American hypercar company SSC North America has reached another milestone in its continuing pursuit of straight-line speed records. Larry Caplin, the owner of the first Tuatara hypercar, reached a top speed of 295 mph in chassis #001 on a 2.3-mile stretch of runway known as the Johnny Bohmer Proving Grounds at Space Florida’s LLF, Kennedy Space Center in Merritt, Florida. The data was verified through dual Racelogic VBOX GNSS systems onboard the Tuatara, both of which were set up by Mitchell Townsend, a technician from the data-logging firm.

That last bit is important. In October of 2020, SSC announced that the Tuatara had reached 331.15 mph during a pass on a seven-mile stretch of highway near Pahrump, Nevada. But in the ensuing weeks, internet skeptics questioned the accuracy of the data, and the clamor eventually prompted SSC CEO Jarrod Shelby to announce that the firm would re-run the record attempt and take extra measures to prove its validity. For this most recent run, in May of 2022, SSC brought along a technician from the data-logging company whose devices SSC would use.

(SSC did re-attempt the 331-mph record in January of 2021. The Tuatara achieved an independently verified 282.9-mph two-way average at the Johnny Bohmer Proving Grounds, eclipsing the Koenigsegg Agera RS’ 277.87. That said, the Tuatara’s record hasn’t officially unseated the Agera’s in the Guinness World Record book.)
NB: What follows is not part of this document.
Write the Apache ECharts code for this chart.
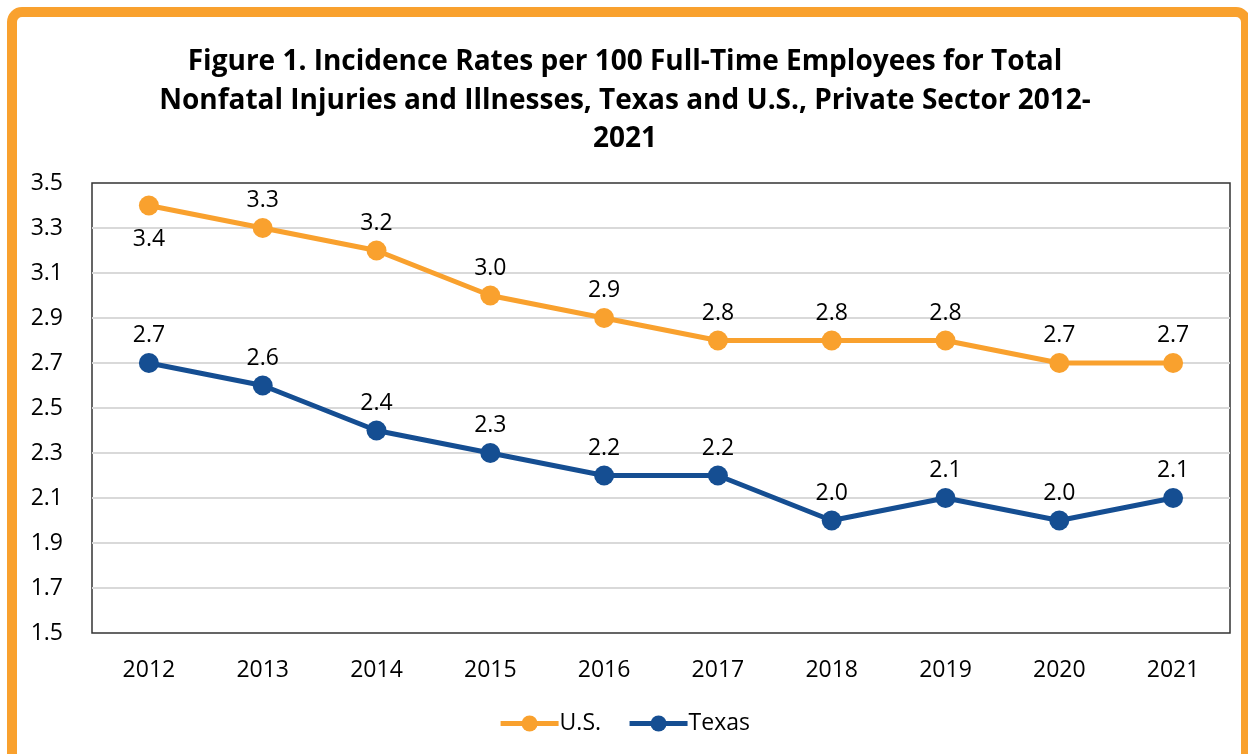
<!DOCTYPE html>
<html>
<head>
<meta charset="utf-8">
<script src="https://cdn.jsdelivr.net/npm/echarts@6/dist/echarts.min.js"></script>
<style>
  html, body { margin: 0; padding: 0; background: #fff; }
  #chart-wrapper { width: 1248px; height: 754px; }
</style>
</head>
<body>
<div id="chart-wrapper"></div>
<script>
const years = ["2012", "2013", "2014", "2015", "2016", "2017", "2018", "2019", "2020", "2021"];
const usRates = [3.4, 3.3, 3.2, 3.0, 2.9, 2.8, 2.8, 2.8, 2.7, 2.7];
const texasRates = [2.7, 2.6, 2.4, 2.3, 2.2, 2.2, 2.0, 2.1, 2.0, 2.1];

const orange = "#F9A12E";
const blue = "#154E92";
const font = "'Open Sans', 'Noto Sans', sans-serif";

const chart = echarts.init(document.getElementById("chart-wrapper"));

// US 2012 label sits under the point
const usData = usRates.map((v, i) =>
  i === 0 ? { value: v, label: { position: "bottom", distance: 12 } } : v
);

const pointLabel = {
  show: true,
  position: "top",
  distance: 6,
  fontFamily: font,
  fontSize: 23,
  color: "#000",
  formatter: (p) => p.value.toFixed(1),
};

const option = {
  backgroundColor: "#fff",
  textStyle: { fontFamily: font },
  title: {
    text: "Figure 1. Incidence Rates per 100 Full-Time Employees for Total\nNonfatal Injuries and Illnesses, Texas and U.S., Private Sector 2012-\n2021",
    left: 620,
    textAlign: "center",
    top: 38,
    textStyle: {
      fontFamily: font,
      fontWeight: "bold",
      fontSize: 28,
      lineHeight: 38.5,
      color: "#000",
    },
  },
  graphic: [
    {
      type: "rect",
      z: 100,
      silent: true,
      shape: { x: 12, y: 12, width: 1234, height: 760, r: 10 },
      style: { fill: null, stroke: orange, lineWidth: 10 },
    },
  ],
  legend: {
    bottom: 14,
    left: "center",
    itemWidth: 58,
    itemHeight: 20,
    itemGap: 26,
    lineStyle: { width: 5 },
    textStyle: { fontFamily: font, fontSize: 23, color: "#000", padding: [0, 0, 0, -4] },
    data: ["U.S.", "Texas"],
  },
  grid: {
    left: 92,
    right: 18,
    top: 183,
    bottom: 121,
    show: true,
    borderColor: "#333",
    borderWidth: 1.5,
    containLabel: false,
  },
  xAxis: {
    type: "category",
    data: years,
    boundaryGap: true,
    axisLine: { show: false },
    axisTick: { show: false },
    axisLabel: { fontFamily: font, fontSize: 23, color: "#000", margin: 26 },
  },
  yAxis: {
    type: "value",
    min: 1.5,
    max: 3.5,
    interval: 0.2,
    axisLine: { show: false },
    axisTick: { show: false },
    axisLabel: {
      fontFamily: font,
      fontSize: 23,
      color: "#000",
      margin: 29,
      align: "right",
      formatter: (v) => v.toFixed(1),
    },
    splitLine: {
      showMinLine: false,
      showMaxLine: false,
      lineStyle: { color: "#D9D9D9", width: 2 },
    },
  },
  series: [
    {
      name: "U.S.",
      type: "line",
      data: usData,
      color: orange,
      symbol: "circle",
      symbolSize: 20,
      lineStyle: { width: 5, color: orange },
      label: pointLabel,
    },
    {
      name: "Texas",
      type: "line",
      data: texasRates,
      color: blue,
      symbol: "circle",
      symbolSize: 20,
      lineStyle: { width: 5, color: blue },
      label: pointLabel,
    },
  ],
};

chart.setOption(option);
</script>
</body>
</html>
There’s no denying that 295 mph in a production car is bonkers, but keep a few things in mind: This was a one-way, northbound pass, not a two-way averaged run. That means that it it is ineligible for Guinness World Record verification, whose rules stipulate that a car must attempt two passes in opposing directions with a one-hour timeframe. The same rules exclude the 304.77 mph achieved by a Bugatti Chiron, a pre-production model modified with a roll cage and different seats. (Bugatti also disconnected the speed limiter.) Since the Chiron isn’t available for purchase in precisely that specification, Guinness won’t include it. You can make the argument the Chiron fulfills the criteria in spirit, but you’re swimming in a gray area.
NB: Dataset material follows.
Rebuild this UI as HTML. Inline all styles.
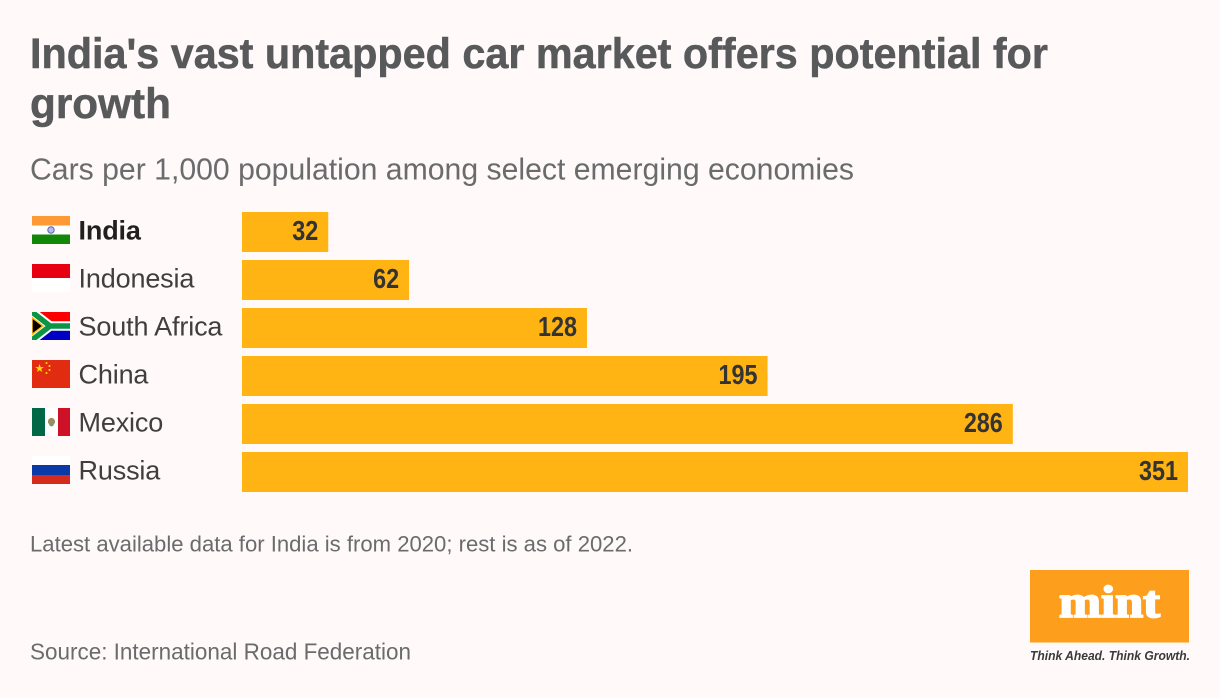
<!DOCTYPE html>
<html lang="en">
<head>
<meta charset="utf-8">
<title>India's vast untapped car market offers potential for growth</title>
<style>
html,body{margin:0;padding:0;background:#fff9f9;}
#chart{display:block;width:1220px;height:698px;font-family:"Liberation Sans",sans-serif;}
</style>
</head>
<body>
<svg id="chart" xmlns="http://www.w3.org/2000/svg" width="1220" height="698" viewBox="0 0 1220 698">
  <defs>
    <clipPath id="za-clip"><rect x="32" y="312" width="38" height="28"/></clipPath>
  </defs>
  <rect width="1220" height="698" fill="#fff9f9"/>
  <text x="30" y="68" font-size="42.5" font-weight="700" fill="#58595b" stroke="#58595b" stroke-width="0.5" textLength="1018" lengthAdjust="spacingAndGlyphs">India's vast untapped car market offers potential for</text>
  <text x="30" y="118" font-size="42.5" font-weight="700" fill="#58595b" stroke="#58595b" stroke-width="0.5" textLength="141" lengthAdjust="spacingAndGlyphs">growth</text>
  <text x="30" y="179.5" font-size="31" fill="#6a6b6d" textLength="824" lengthAdjust="spacingAndGlyphs">Cars per 1,000 population among select emerging economies</text>
  <g id="bars"></g>
  <g id="labels"></g>

  <g>
    <rect x="32" y="216" width="38" height="9.5" fill="#ff9933"/>
    <rect x="32" y="225.5" width="38" height="9" fill="#ffffff"/>
    <rect x="32" y="234.5" width="38" height="9.5" fill="#138808"/>
    <circle cx="51" cy="230" r="3.2" fill="#b9bce6" stroke="#5a60b8" stroke-width="1"/>
  </g>
  <g>
    <rect x="32" y="264" width="38" height="14" fill="#e70011"/>
    <rect x="32" y="278" width="38" height="14" fill="#ffffff"/>
  </g>
  <g clip-path="url(#za-clip)">
    <rect x="32" y="312" width="38" height="14" fill="#fb0000"/>
    <rect x="32" y="326" width="38" height="14" fill="#0000c4"/>
    <path d="M30 310.5 L50 326 L30 341.5 M50 326 H72" fill="none" stroke="#ffffff" stroke-width="9.5"/>
    <path d="M30 310.5 L50 326 L30 341.5 M50 326 H72" fill="none" stroke="#0a9445" stroke-width="5.5"/>
    <path d="M32 317.5 L43 326 L32 334.5 Z" fill="#000000" stroke="#fdb913" stroke-width="1.5"/>
  </g>
  <g>
    <rect x="32" y="360" width="38" height="28" fill="#e22c12"/>
    <text x="39.5" y="372" font-size="11" fill="#ffde00" text-anchor="middle">★</text>
    <circle cx="46.5" cy="363" r="1" fill="#ffde00"/>
    <circle cx="49.5" cy="366" r="1" fill="#ffde00"/>
    <circle cx="49.5" cy="370" r="1" fill="#ffde00"/>
    <circle cx="46.5" cy="373" r="1" fill="#ffde00"/>
  </g>
  <g>
    <rect x="32" y="408" width="13" height="28" fill="#006847"/>
    <rect x="45" y="408" width="13" height="28" fill="#ffffff"/>
    <rect x="58" y="408" width="12" height="28" fill="#ce1126"/>
    <circle cx="51.5" cy="421.5" r="3.6" fill="#a68a5b"/>
    <circle cx="51.5" cy="424" r="2.4" fill="#7f9a6a"/>
  </g>
  <g>
    <rect x="32" y="456" width="38" height="9" fill="#ffffff"/>
    <rect x="32" y="465" width="38" height="10" fill="#0a3aa8"/>
    <rect x="32" y="475" width="38" height="9" fill="#d52b1e"/>
  </g>

  <text x="30" y="551.5" font-size="22.5" fill="#6a6b6d" textLength="603" lengthAdjust="spacingAndGlyphs">Latest available data for India is from 2020; rest is as of 2022.</text>
  <text x="30" y="659.5" font-size="23.5" fill="#6a6b6d" textLength="381" lengthAdjust="spacingAndGlyphs">Source: International Road Federation</text>

  <g>
    <rect x="1030" y="570" width="159" height="72.5" fill="#fd9f1c"/>
    <text x="1059" y="617" font-family="'Liberation Serif',serif" font-size="45" font-weight="700" fill="#ffffff" stroke="#ffffff" stroke-width="1.8" textLength="101" lengthAdjust="spacingAndGlyphs">mint</text>
    <text x="1030" y="660" font-size="13" font-weight="700" font-style="italic" fill="#3a3a3c" textLength="160" lengthAdjust="spacingAndGlyphs">Think Ahead. Think Growth.</text>
  </g>
</svg>
<script>
const categories = ["India", "Indonesia", "South Africa", "China", "Mexico", "Russia"];
const carsPerThousand = [32, 62, 128, 195, 286, 351];
const valueLabels = ["32", "62", "128", "195", "286", "351"];

const NS = "http://www.w3.org/2000/svg";
const barsGroup = document.getElementById("bars");
const labelsGroup = document.getElementById("labels");
const plotLeft = 242;
const plotWidth = 946;
const domainMax = 351;
const rowTop = 212;
const rowStep = 48;
const barHeight = 40;

function xScale(v) { return plotWidth * v / domainMax; }
function yScale(i) { return rowTop + rowStep * i; }

categories.forEach(function (cat, i) {
  const slug = cat.toLowerCase().replace(/\s+/g, "-");
  const y = yScale(i);
  const w = xScale(carsPerThousand[i]);

  const bar = document.createElementNS(NS, "rect");
  
  
  bar.setAttribute("x", plotLeft);
  bar.setAttribute("y", y);
  bar.setAttribute("width", w);
  bar.setAttribute("height", barHeight);
  bar.setAttribute("fill", "#ffb414");
  barsGroup.appendChild(bar);

  const val = document.createElementNS(NS, "text");
  
  
  val.setAttribute("x", plotLeft + w - 10);
  val.setAttribute("y", y + 28);
  val.setAttribute("font-size", "28");
  val.setAttribute("font-weight", "700");
  val.setAttribute("fill", "#333333");
  val.setAttribute("text-anchor", "end");
  val.setAttribute("textLength", String(valueLabels[i].length * 13));
  val.setAttribute("lengthAdjust", "spacingAndGlyphs");
  val.textContent = valueLabels[i];
  barsGroup.appendChild(val);

  const lab = document.createElementNS(NS, "text");
  
  
  lab.setAttribute("x", 78.5);
  lab.setAttribute("y", y + 27.5);
  lab.setAttribute("font-size", "27");
  lab.setAttribute("letter-spacing", "-0.15");
  lab.setAttribute("fill", i === 0 ? "#231f20" : "#403e3f");
  if (i === 0) lab.setAttribute("font-weight", "700");
  lab.textContent = cat;
  labelsGroup.appendChild(lab);
});
</script>
</body>
</html>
What’s crystal-clear is this: Based on the remarks from Shelby, Townsend, and Robert Mitchell—a leading voice in the skepticism for that fateful 331-mph Pahrump run and a third party invited by Shelby to attend all subsequent record attempts—the Tuatara still had plenty left to give on May 14, 2022. It simply ran out of runway. “The sheer rate of acceleration that the Tuatara was producing all the way through 295 mph really told us that this car is not even close to reaching its ceiling,” says Shelby. “The limiting factor wasn’t the car, but the fact that we ran out of runway.”

There’s a big difference between getting a hypercar like the Tuatara from a dead stop, up to 295, and back down to zero safely in 2.3 miles versus, say, the 7-mile stretch in Nevada. Racelogic’s Mitchell Townsend echoes Shelby’s sentiments: “What was most impressive to me was how it kept going through fifth, sixth, seventh gear,” he says.

We’d bet that if there’s another attempt in the works, that stretch of highway in Pahrump is a likely venue. It’s not a reach to expect the SSC team to prepare for a two-way pass, hopefully eclipsing the 500 kilometer-per-hour (310.69 mph) mark that has been its goal since the Tuatara’s inception almost half a decade ago.